Zum 80. Jahrestag der Novemberpogrome 1938: Mechaye Hametim
(c) Kati Bruder
Die furchtbaren Ereignisse, die in der Nacht von 9. auf 10. November vor 80 Jahren stattfanden - sie waren der Beginn der Shoa, der Judenvernichtung durch die Nationalsozialisten, die Millionen von Juden und Jüdinnen das Leben kostete. 66.000 österreichischen Jüdinnen und Juden fielen ihr zum Opfer.
"Auch nach 80 Jahren – und auch in weiterer Zukunft – rufen diese schrecklichen Ereignisse nach Buße und Umkehr", erinnert Männerorden-Vorsitzender Abt Christian Haidinger anlässlich des ökumenischer Gottesdienstes in der Wiener Ruprechtskirche. "Die Worte der Lesung aus dem Buch Joel treffen ins Herz: Zerreißt eure Herzen, nicht eure Kleider. Der Prophet greift nach Worten und Bildern, die uns aufrütteln wollen aus selbstgefälliger Ruhe und Sicherheit. Es nützt nichts, meint der Prophet, ein Bußkleid anzuziehen, - oder sich, wie es damals wohl Sitte war, als Zeichen der Buße die Kleider zu zerreißen. Diese Buße muss tiefer berühren, muss uns im Herzen treffen: Zerreißt eure Herzen, nicht eure Kleider!.Es geht um etwas, was zutiefst im Inneren der Menschen ist, nicht um Äußerlichkeiten."
Gedenkstätte am Judenplatz in Wien (Foto: fkaineder)
Doch die Novemberpogrome sind nicht einfach vom Himmel gefallen. Jüdinnen und Juden hätten in Österreich schon seit Jahrhunderten immer wieder Verfolgung erlitten. Dieser Antisemitismus sei nicht nur auf die verquere Rassenideologie der Nationalsozialisten zurückzuführen, sondern auch auf eine jahrhundertelange "Theologie der Verachtung gegenüber den Juden", die maßgeblich zum Leidensweg der Juden beitrug. "Es ist eine sehr dunkle Geschichte, die wir Christen gegenüber den Juden bezeugen müssen", bringt es Abt Christian Haidinger auf den Punkt.

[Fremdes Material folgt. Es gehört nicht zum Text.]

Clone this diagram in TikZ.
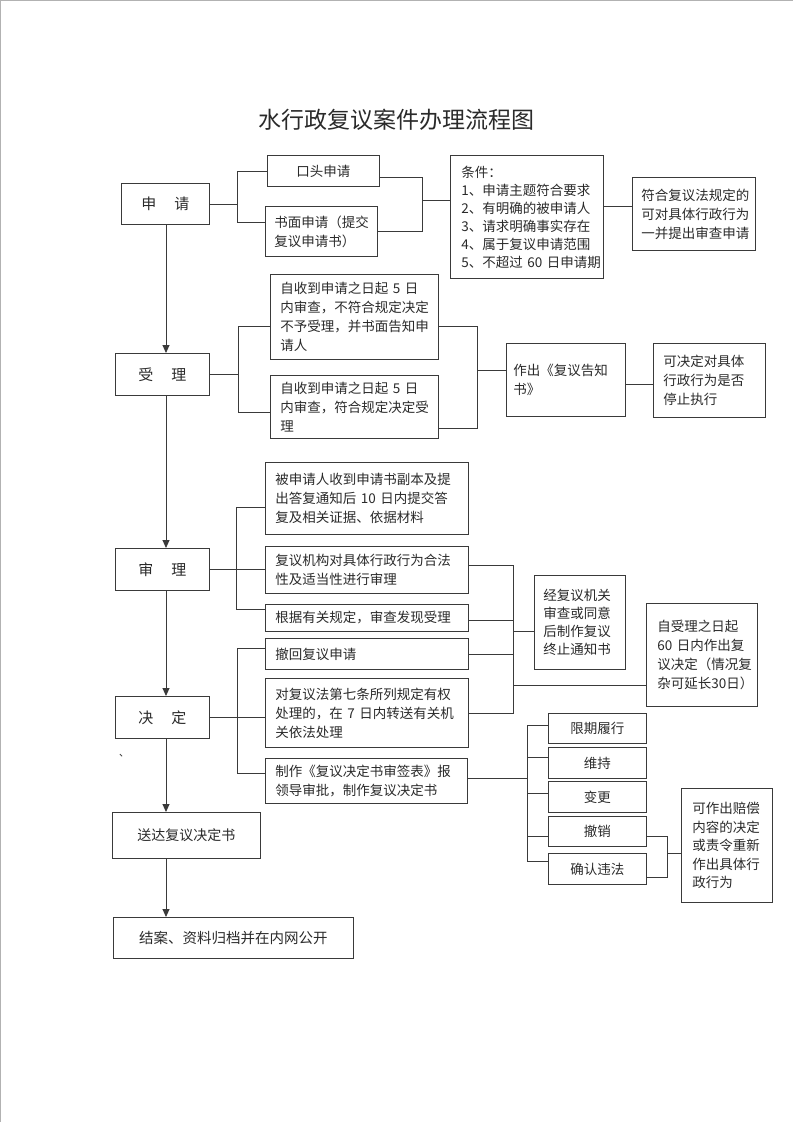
\documentclass[tikz,border=0pt]{standalone}
\usepackage{fontspec}
\newfontfamily\cjk{Noto Sans CJK SC}
\usetikzlibrary{arrows.meta,calc}
\definecolor{lc}{HTML}{3A3A3A}
\definecolor{tc}{HTML}{2A2A2A}
\begin{document}
\begin{tikzpicture}[x=1pt,y=-1pt,
  bx/.style={draw=lc, line width=0.9pt, anchor=north west, inner xsep=0pt, inner ysep=0pt, text=tc, font=\cjk\fontsize{13.5}{19}\selectfont},
  cb/.style={bx, align=center},
  lb/.style={bx, align=left},
  ln/.style={draw=lc, line width=0.9pt},
  ar/.style={ln, -{Triangle[width=7pt,length=8pt]}},
  big/.style={font=\cjk\fontsize{15}{19}\selectfont}
]
\useasboundingbox (0,0) rectangle (793,1122);
\draw[gray!60, line width=1.2pt] (0.6,1122) -- (0.6,0.6) -- (793,0.6);

\node[font=\cjk\fontsize{23}{23}\selectfont, text=tc] (title) at (396,120) {水行政复议案件办理流程图};

% ---- 申请
\node[cb, big, minimum width=88pt, minimum height=41pt] (sq) at (121,183) {申\hspace{1.2em}请};
\node[cb, minimum width=112pt, minimum height=31pt] (kt) at (267,155) {口头申请};
\node[lb, inner xsep=9pt, text width=94pt, minimum height=50pt] (sm) at (265,206) {书面申请（提交\\复议申请书）};
\node[lb, inner xsep=11pt, text width=131pt, minimum height=123pt, font=\cjk\fontsize{13.5}{18}\selectfont] (tj) at (450,155) {条件：\\1、申请主题符合要求\\2、有明确的被申请人\\3、请求明确事实存在\\4、属于复议申请范围\\5、不超过~60~日申请期};
\node[lb, inner xsep=9pt, text width=105pt, minimum height=73pt] (fh) at (632,177) {符合复议法规定的\\可对具体行政行为\\一并提出审查申请};

% ---- 受理
\node[cb, big, minimum width=94pt, minimum height=42pt] (sl) at (115,353) {受\hspace{1.2em}理};
\node[lb, inner xsep=10pt, text width=148pt, minimum height=85pt] (sl1) at (270,274) {自收到申请之日起~5~日\\内审查，不符合规定决定\\不予受理，并书面告知申\\请人};
\node[lb, inner xsep=10pt, text width=148pt, minimum height=63pt] (sl2) at (270,375) {自收到申请之日起~5~日\\内审查，符合规定决定受\\理};
\node[lb, inner xsep=7pt, text width=105pt, minimum height=73pt] (zc) at (506,343) {作出《复议告知\\书》};
\node[lb, inner xsep=10pt, text width=92pt, minimum height=74pt] (kj) at (653,343) {可决定对具体\\行政行为是否\\停止执行};

% ---- 审理
\node[cb, big, minimum width=94pt, minimum height=42pt] (sh) at (115,548) {审\hspace{1.2em}理};
\node[lb, inner xsep=10pt, text width=183pt, minimum height=72pt] (sh1) at (265,462) {被申请人收到申请书副本及提\\出答复通知后~10~日内提交答\\复及相关证据、依据材料};
\node[lb, inner xsep=10pt, text width=183pt, minimum height=47pt] (sh2) at (265,546) {复议机构对具体行政行为合法\\性及适当性进行审理};
\node[lb, inner xsep=10pt, text width=183pt, minimum height=27pt] (sh3) at (265,604) {根据有关规定，审查发现受理};
\node[lb, inner xsep=9pt, text width=73pt, minimum height=94pt, font=\cjk\fontsize{13.5}{18}\selectfont] (jf) at (534,575) {经复议机关\\审查或同意\\后制作复议\\终止通知书};
\node[lb, inner xsep=11pt, text width=89pt, minimum height=103pt] (zs) at (646,603) {自受理之日起\\60~日内作出复\\议决定（情况复\\杂可延长30日）};

% ---- 决定
\node[cb, big, minimum width=94pt, minimum height=42pt] (jd) at (115,696) {决\hspace{1.2em}定};
\node[lb, inner xsep=10pt, text width=183pt, minimum height=31pt] (ch) at (265,638) {撤回复议申请};
\node[lb, inner xsep=10pt, text width=183pt, minimum height=69pt] (df) at (265,678) {对复议法第七条所列规定有权\\处理的，在~7~日内转送有关机\\关依法处理};
\node[lb, inner xsep=10pt, text width=182pt, minimum height=45pt] (zz) at (265,758) {制作《复议决定书审签表》报\\领导审批，制作复议决定书};
\node[text=tc, font=\cjk\fontsize{10}{10}\selectfont] (dot) at (124,756) {、};

\node[cb, minimum width=98pt, minimum height=30pt] (xq) at (548,713) {限期履行};
\node[cb, minimum width=98pt, minimum height=31pt] (wc) at (548,747) {维持};
\node[cb, minimum width=98pt, minimum height=31pt] (bg) at (548,781) {变更};
\node[cb, minimum width=98pt, minimum height=30pt] (cx) at (548,816) {撤销};
\node[cb, minimum width=98pt, minimum height=31pt] (qr) at (548,853) {确认违法};
\node[lb, inner xsep=11pt, text width=69pt, minimum height=114pt, font=\cjk\fontsize{13.5}{18.5}\selectfont] (pc) at (681,788) {可作出赔偿\\内容的决定\\或责令重新\\作出具体行\\政行为};

% ---- 送达 / 结案
\node[cb, minimum width=148pt, minimum height=46pt, font=\cjk\fontsize{14}{19}\selectfont] (sd) at (112,812) {送达复议决定书};
\node[cb, minimum width=240pt, minimum height=41pt, font=\cjk\fontsize{14.5}{19}\selectfont] (ja) at (113,917) {结案、资料归档并在内网公开};

% ---- trunk
\coordinate (T) at (166,0);
\draw[ar] (sq.south -| T) -- (sl.north -| T);
\draw[ar] (sl.south -| T) -- (sh.north -| T);
\draw[ar] (sh.south -| T) -- (jd.north -| T);
\draw[ar] (jd.south -| T) -- (sd.north -| T);
\draw[ar] (sd.south -| T) -- (ja.north -| T);

% ---- group A
\coordinate (J1) at (237,0);
\coordinate (a1) at ($(sm.west)+(0,-9)$);
\coordinate (a2) at ($(kt.east)+(0,6)$);
\coordinate (J2) at (422,200);
\coordinate (a3) at ($(fh.west)+(0,-8)$);
\draw[ln] (sq.east) -- (sq.east -| J1);
\draw[ln] (kt.west) -- (kt.west -| J1) -- (a1 -| J1) -- (a1);
\draw[ln] (a2) -- (a2 -| J2) -- (sm.east -| J2) -- (sm.east);
\draw[ln] (J2) -- (J2 -| tj.west);
\draw[ln] (a3 -| tj.east) -- (a3);

% ---- group B
\coordinate (J3) at (238,0);
\coordinate (b1) at ($(sl1.west)+(0,9.5)$);
\coordinate (b2) at ($(sl2.west)+(0,5.5)$);
\draw[ln] (sl.east) -- (sl.east -| J3);
\draw[ln] (b1) -- (b1 -| J3) -- (b2 -| J3) -- (b2);
\coordinate (b3) at ($(sl1.east)+(0,9.5)$);
\coordinate (b4) at ($(sl2.east)+(0,21.5)$);
\coordinate (J4) at (477,370);
\draw[ln] (b3) -- (b3 -| J4) -- (b4 -| J4) -- (b4);
\draw[ln] (J4) -- (J4 -| zc.west);
\coordinate (b5) at ($(kj.west)+(0,4)$);
\draw[ln] (b5 -| zc.east) -- (b5);

% ---- group C
\coordinate (J5) at (236,0);
\draw[ln] (sh.east) -- (sh.east -| sh2.west);
\coordinate (c1) at ($(sh1.west)+(0,9)$);
\coordinate (c2) at ($(sh3.west)+(0,-8.5)$);
\draw[ln] (c1) -- (c1 -| J5) -- (c2 -| J5) -- (c2);
\coordinate (J6) at (513,0);
\coordinate (c3) at ($(sh2.east)+(0,-4.5)$);
\coordinate (c4) at ($(sh3.east)+(0,2.5)$);
\draw[ln] (c3) -- (c3 -| J6) -- (df.east -| J6) -- (df.east);
\draw[ln] (c4) -- (c4 -| J6);
\draw[ln] (ch.east) -- (ch.east -| J6);
\coordinate (c5) at ($(jf.west)+(0,9)$);
\draw[ln] (c5 -| J6) -- (c5);
\coordinate (c6) at ($(zs.west)+(0,30.5)$);
\draw[ln] (c6 -| J6) -- (c6);

% ---- group D
\coordinate (J7) at (237,0);
\draw[ln] (jd.east) -- (jd.east -| df.west);
\coordinate (d1) at ($(ch.west)+(0,-5.5)$);
\coordinate (d2) at ($(zz.west)+(0,-7.5)$);
\draw[ln] (d1) -- (d1 -| J7) -- (d2 -| J7) -- (d2);
\coordinate (J8) at (527,0);
\coordinate (d0) at ($(zz.east)+(0,-2.5)$);
\coordinate (d3) at ($(xq.west)+(0,-3)$);
\coordinate (d4) at ($(wc.west)+(0,-5.5)$);
\coordinate (d5) at ($(bg.west)+(0,-3.5)$);
\coordinate (d6) at ($(cx.west)+(0,5)$);
\coordinate (d7) at ($(qr.west)+(0,-7.5)$);
\draw[ln] (d0) -- (d0 -| J8);
\draw[ln] (d3) -- (d3 -| J8) -- (d7 -| J8) -- (d7);
\draw[ln] (d4 -| J8) -- (d4);
\draw[ln] (d5 -| J8) -- (d5);
\draw[ln] (d6 -| J8) -- (d6);
\coordinate (J9) at (667,853);
\coordinate (d8) at ($(cx.east)+(0,5)$);
\coordinate (d9) at ($(qr.east)+(0,8.5)$);
\draw[ln] (d8) -- (d8 -| J9) -- (d9 -| J9) -- (d9);
\draw[ln] (J9) -- (J9 -| pc.west);
\end{tikzpicture}
\end{document}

Die Kirchen hätten erst nach der Schoa Partei für die Jüdinnen und Juden ergriffen und jedweder Theologie der Verachtung abgeschworen. Basis dafür sei die große Konzilserklärung „Nostra aetate“ aus dem Jahr 1965, an der auch Kardinal Franz König wesentlich mitgewirkt hat und die auch von den nachfolgenden Päpsten entschieden weiter beschritten und vertieft wurde und wird.
Dennoch: "Aber an Gedenktagen wie dem heutigen, ist es wichtig, uns immer wieder daran zu erinnern, was Christinnen und Christen unseren jüdischen Brüdern und Schwestern angetan haben! In diesem Gedenken ist auch Buße angesagt – und die Bitte an Gott, unsere Herzen zu berühren und uns zu stärken auf dem Weg der Umkehr: Hab Mitleid, Herr, mit deinem Volk und überlass dein Erbe nicht der Schande!", zitiert Abt Haidinger das Buch Joel 2,17. Diesen Hilfeschrei des Propheten müssen sich die Menschen zu eigen machen, sie dürfen ihn nicht verstummen lassen. Denn bei aller Erinnerung gehe es vor allem um Solidarität in der Gegenwart – und um gemeinsame Wege in eine gute Zukunft.
"Tagtäglich begegnen wir wieder Parolen und Worten des Hasses, die nicht nur gegen Juden, sondern gegen alle, die in der Minderheit sind, am Rand leben oder einfach „anders“ sind, ausgestoßen werden", weist der Ordensmann in seiner Ansprache hin. "Die Sprache des Hasses und die Wahl der Worte gegen diese Menschen gleichen einander frappant – Flüchtlinge, Asylwerber, Migranten – all das sind Schimpfwörter geworden für Mitbürgerinnen und Mitbürger, denen das Menschsein und die Menschenwürde zunehmend abgesprochen wird." Und er ruft zur Wachsamkeit auf: "Buße tun, zur Umkehr bereit sein heißt aber auch wachsam sein. Wir dürfen unsere Hände nicht in den Schoß legen im Gefühl trügerischer Sicherheit. Nie und nimmer dürfen wir uns auch abfinden mit den Verhältnissen, wie wir sie gerade gegenwärtig wieder wahrnehmen."
Sein Gedenken schließt Abt Christian Haidinger mit einem Zitat aus Nostra Aetate: "Da das Christen und Juden gemeinsame geistliche Erbe so reich ist, lasst uns die gegenseitige Kenntnis und Achtung fördern und vertiefen".